Se i primi cinque capitoli degli Atti degli Apostoli parlano della comunità cristiana nella sua struttura costitutiva, quasi a dire che cosa è la Chiesa nella sua essenza, a partire dal capitolo sesto sono presentate le stesse comunità che devono, come le nostre, come la Chiesa, confrontarsi continuamente con i problemi che vengono dalla stessa vitalità e mobilità dell’esistenza storica. Il che ci aiuta a compiere un’ultima e forse sorprendente riflessione.

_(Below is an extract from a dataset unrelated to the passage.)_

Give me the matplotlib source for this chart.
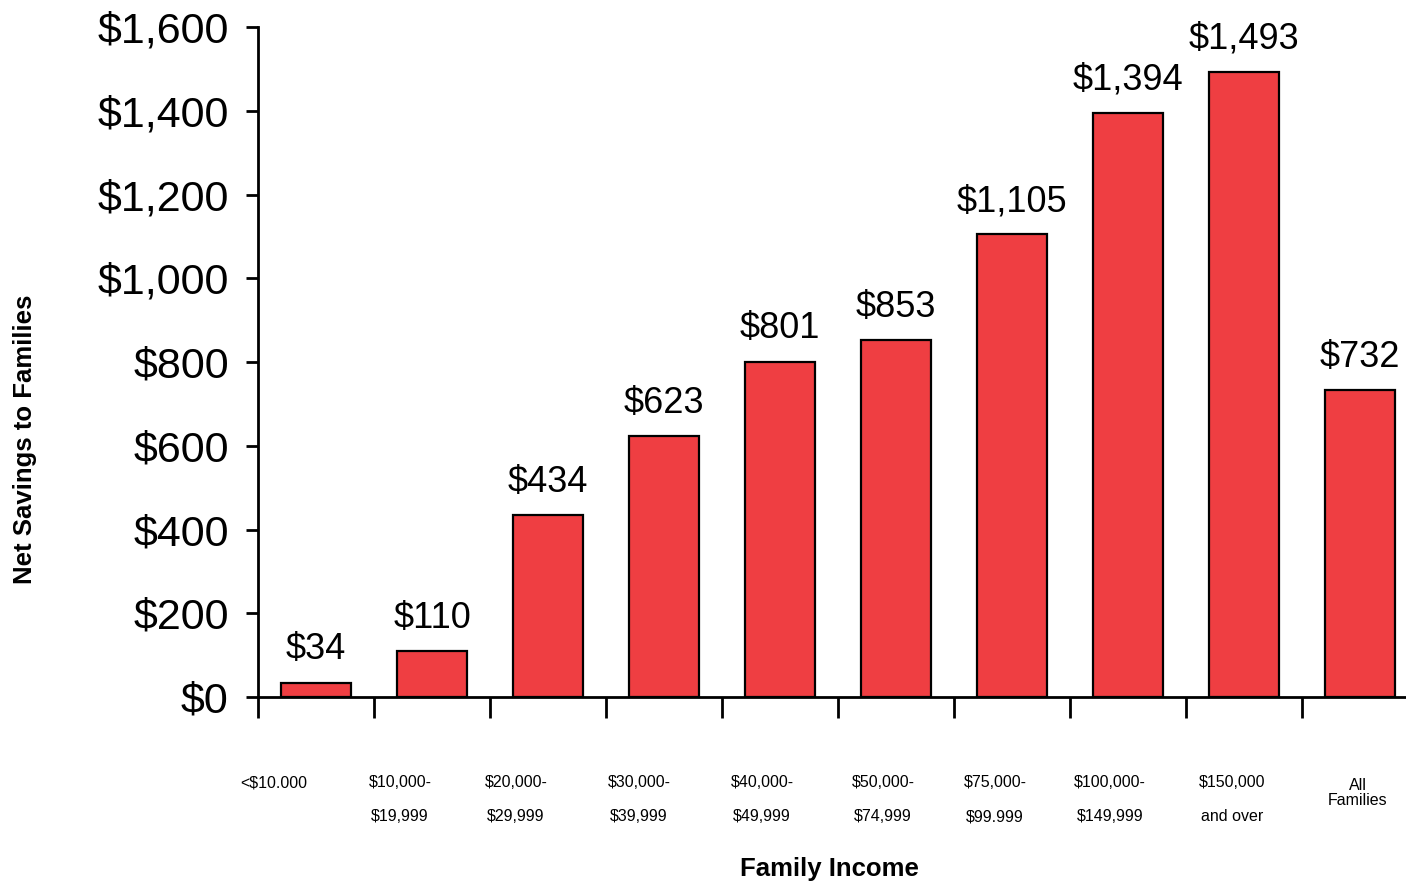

È necessario prendere atto che le tensioni e le conflittualità fanno parte di ogni normale comunità che voglia confrontarsi con i problemi di ogni giorno. La sfida non è la conflittualità occultata, spesso inutilmente anche se piamente, ma la sua accettazione in forma creativa.
L’ideale globale presentato dagli Atti degli Apostoli non è una comunità tranquilla, ma una comunità fraterna creativa e apostolica, che accetta creativamente e fraternamente le difficoltà, che non ne fa un motivo di reciproche recriminazioni o di sterili colpevolizzazioni, ma che sa dare soluzioni nuove, in grado cioè di dare risposte nuove a domande nuove.

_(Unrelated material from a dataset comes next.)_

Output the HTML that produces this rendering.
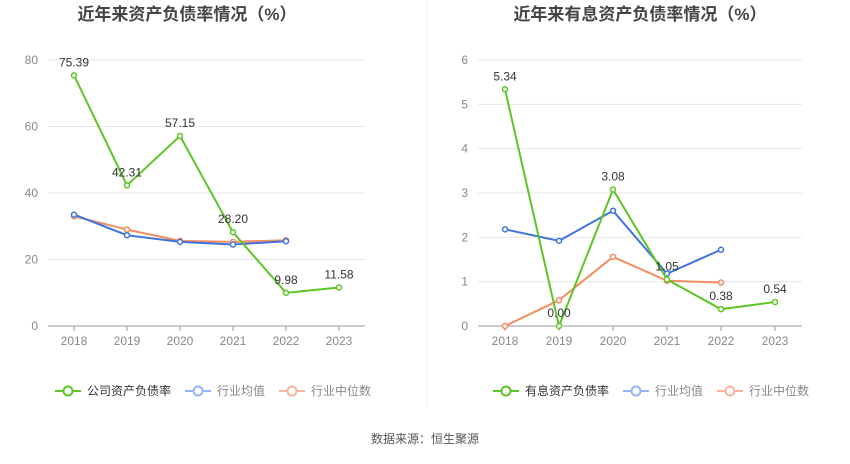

È quello che appare appunto nel capitolo sesto degli Atti: il malumore e il mugugno portano alla costituzione dei sette diaconi. La creatività nasce dai disagi e dalle proteste di un gruppo che si sente trattato ingiustamente. Gli apostoli, lungi dallo scandalizzarsi, assieme alla comunità, danno una soluzione nuova, seguendo un metodo che può ben essere esemplare anche per le nostre comunità. Le diversità non compromettono l’unità, ma la articolano, la ampliano in modo da fare delle diversità, vissute in comunione, un elemento arricchente la fraternità della Chiesa di Gerusalemme.
Ma non sempre tale operazione è possibile: lo stesso libro degli Atti presenta Paolo e Barnaba che, a un certo punto si separano. Erano stati amici fraterni, Barnaba aveva spronato Paolo in più occasioni, avevano lavorato assieme tranquillamente ad Antiochia per più di un anno, ma poi, di fronte a una “impresa ardua”, i loro punti di vista divergono. Per imprese difficili occorre unità di intenti. Le missioni straordinarie esigono unità di obiettivi e di strategie.
In nome di una missione particolarmente difficile, talvolta, è necessario avere il coraggio di chiedere ai superiori di fare discernimento sulla composizione della comunità, dal momento che, in queste situazioni, la fraternità deve riguardare non solo l’accettazione personale, ma l’identità di strategie e, se il caso, di chiedere il proprio trasferimento, piuttosto che quello di altri.
Come pure bisognerà accettare realisticamente che non tutte le comunità potranno coltivare una vita fraterna in grado di affrontare le sfide della missione in situazioni di straordinario impegno. Il dilemma dei responsabili sarà allora quello di chiedersi se vale la pena di puntare su poche comunità che coltivano contemporaneamente con convinzione sia la fraternità sia le stesse mete e strategie missionarie, quale seme evangelico e stimolo per le altre comunità più lente e problematiche.